Problem details: Write out the listing below exactly, and omit any images you find in it.
:::::
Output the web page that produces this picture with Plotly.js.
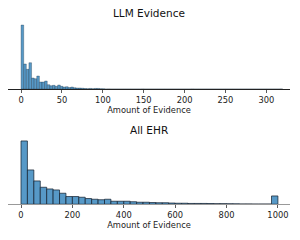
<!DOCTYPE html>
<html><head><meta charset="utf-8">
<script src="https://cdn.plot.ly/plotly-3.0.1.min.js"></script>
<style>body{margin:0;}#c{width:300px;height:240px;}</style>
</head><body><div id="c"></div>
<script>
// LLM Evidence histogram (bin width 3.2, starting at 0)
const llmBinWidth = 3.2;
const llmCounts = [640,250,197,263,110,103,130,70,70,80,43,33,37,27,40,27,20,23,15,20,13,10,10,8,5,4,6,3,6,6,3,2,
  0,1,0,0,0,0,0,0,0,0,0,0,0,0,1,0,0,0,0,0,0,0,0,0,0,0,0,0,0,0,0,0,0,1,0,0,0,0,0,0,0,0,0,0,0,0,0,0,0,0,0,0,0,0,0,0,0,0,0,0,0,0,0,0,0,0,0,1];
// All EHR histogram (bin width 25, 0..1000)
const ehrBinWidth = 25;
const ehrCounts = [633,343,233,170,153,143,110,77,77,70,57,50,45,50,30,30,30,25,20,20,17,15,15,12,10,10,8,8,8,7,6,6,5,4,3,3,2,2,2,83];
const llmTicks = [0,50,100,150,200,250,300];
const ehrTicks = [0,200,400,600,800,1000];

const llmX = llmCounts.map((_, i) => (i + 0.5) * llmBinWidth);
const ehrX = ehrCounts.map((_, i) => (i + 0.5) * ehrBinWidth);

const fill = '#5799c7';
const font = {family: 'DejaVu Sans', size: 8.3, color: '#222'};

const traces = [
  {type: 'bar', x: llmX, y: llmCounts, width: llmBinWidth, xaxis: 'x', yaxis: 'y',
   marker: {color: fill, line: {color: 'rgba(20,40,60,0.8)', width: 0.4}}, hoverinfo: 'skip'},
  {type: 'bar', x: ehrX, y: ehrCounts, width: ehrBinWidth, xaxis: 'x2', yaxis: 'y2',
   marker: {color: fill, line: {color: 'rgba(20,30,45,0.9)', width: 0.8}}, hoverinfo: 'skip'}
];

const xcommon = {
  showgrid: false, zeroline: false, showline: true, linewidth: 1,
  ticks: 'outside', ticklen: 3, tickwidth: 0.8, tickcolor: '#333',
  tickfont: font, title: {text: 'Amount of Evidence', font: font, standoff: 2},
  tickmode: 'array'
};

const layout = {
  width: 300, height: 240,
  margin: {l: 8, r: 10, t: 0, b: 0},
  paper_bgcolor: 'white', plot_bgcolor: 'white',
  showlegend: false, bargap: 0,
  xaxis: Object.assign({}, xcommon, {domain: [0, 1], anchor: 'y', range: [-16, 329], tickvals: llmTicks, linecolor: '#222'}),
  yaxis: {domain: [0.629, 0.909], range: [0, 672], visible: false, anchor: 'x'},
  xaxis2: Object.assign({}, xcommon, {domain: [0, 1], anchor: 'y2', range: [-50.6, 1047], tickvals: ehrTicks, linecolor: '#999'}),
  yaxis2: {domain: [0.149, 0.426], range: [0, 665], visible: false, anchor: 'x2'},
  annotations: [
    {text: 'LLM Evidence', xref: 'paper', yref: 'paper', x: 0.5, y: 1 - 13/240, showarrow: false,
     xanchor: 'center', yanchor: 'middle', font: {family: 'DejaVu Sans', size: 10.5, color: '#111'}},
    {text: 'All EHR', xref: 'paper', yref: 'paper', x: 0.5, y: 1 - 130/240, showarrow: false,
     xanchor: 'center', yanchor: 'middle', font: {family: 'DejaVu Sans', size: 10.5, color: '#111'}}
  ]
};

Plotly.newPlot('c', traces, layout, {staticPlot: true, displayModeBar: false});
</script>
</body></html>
:::::
Answer for the task:
Output the web page that produces this picture with Plotly.js.
<!DOCTYPE html>
<html><head><meta charset="utf-8">
<script src="https://cdn.plot.ly/plotly-3.0.1.min.js"></script>
<style>body{margin:0;}#c{width:300px;height:240px;}</style>
</head><body><div id="c"></div>
<script>
// LLM Evidence histogram (bin width 3.2, starting at 0)
const llmBinWidth = 3.2;
const llmCounts = [640,250,197,263,110,103,130,70,70,80,43,33,37,27,40,27,20,23,15,20,13,10,10,8,5,4,6,3,6,6,3,2,
  0,1,0,0,0,0,0,0,0,0,0,0,0,0,1,0,0,0,0,0,0,0,0,0,0,0,0,0,0,0,0,0,0,1,0,0,0,0,0,0,0,0,0,0,0,0,0,0,0,0,0,0,0,0,0,0,0,0,0,0,0,0,0,0,0,0,0,1];
// All EHR histogram (bin width 25, 0..1000)
const ehrBinWidth = 25;
const ehrCounts = [633,343,233,170,153,143,110,77,77,70,57,50,45,50,30,30,30,25,20,20,17,15,15,12,10,10,8,8,8,7,6,6,5,4,3,3,2,2,2,83];
const llmTicks = [0,50,100,150,200,250,300];
const ehrTicks = [0,200,400,600,800,1000];

const llmX = llmCounts.map((_, i) => (i + 0.5) * llmBinWidth);
const ehrX = ehrCounts.map((_, i) => (i + 0.5) * ehrBinWidth);

const fill = '#5799c7';
const font = {family: 'DejaVu Sans', size: 8.3, color: '#222'};

const traces = [
  {type: 'bar', x: llmX, y: llmCounts, width: llmBinWidth, xaxis: 'x', yaxis: 'y',
   marker: {color: fill, line: {color: 'rgba(20,40,60,0.8)', width: 0.4}}, hoverinfo: 'skip'},
  {type: 'bar', x: ehrX, y: ehrCounts, width: ehrBinWidth, xaxis: 'x2', yaxis: 'y2',
   marker: {color: fill, line: {color: 'rgba(20,30,45,0.9)', width: 0.8}}, hoverinfo: 'skip'}
];

const xcommon = {
  showgrid: false, zeroline: false, showline: true, linewidth: 1,
  ticks: 'outside', ticklen: 3, tickwidth: 0.8, tickcolor: '#333',
  tickfont: font, title: {text: 'Amount of Evidence', font: font, standoff: 2},
  tickmode: 'array'
};

const layout = {
  width: 300, height: 240,
  margin: {l: 8, r: 10, t: 0, b: 0},
  paper_bgcolor: 'white', plot_bgcolor: 'white',
  showlegend: false, bargap: 0,
  xaxis: Object.assign({}, xcommon, {domain: [0, 1], anchor: 'y', range: [-16, 329], tickvals: llmTicks, linecolor: '#222'}),
  yaxis: {domain: [0.629, 0.909], range: [0, 672], visible: false, anchor: 'x'},
  xaxis2: Object.assign({}, xcommon, {domain: [0, 1], anchor: 'y2', range: [-50.6, 1047], tickvals: ehrTicks, linecolor: '#999'}),
  yaxis2: {domain: [0.149, 0.426], range: [0, 665], visible: false, anchor: 'x2'},
  annotations: [
    {text: 'LLM Evidence', xref: 'paper', yref: 'paper', x: 0.5, y: 1 - 13/240, showarrow: false,
     xanchor: 'center', yanchor: 'middle', font: {family: 'DejaVu Sans', size: 10.5, color: '#111'}},
    {text: 'All EHR', xref: 'paper', yref: 'paper', x: 0.5, y: 1 - 130/240, showarrow: false,
     xanchor: 'center', yanchor: 'middle', font: {family: 'DejaVu Sans', size: 10.5, color: '#111'}}
  ]
};

Plotly.newPlot('c', traces, layout, {staticPlot: true, displayModeBar: false});
</script>
</body></html>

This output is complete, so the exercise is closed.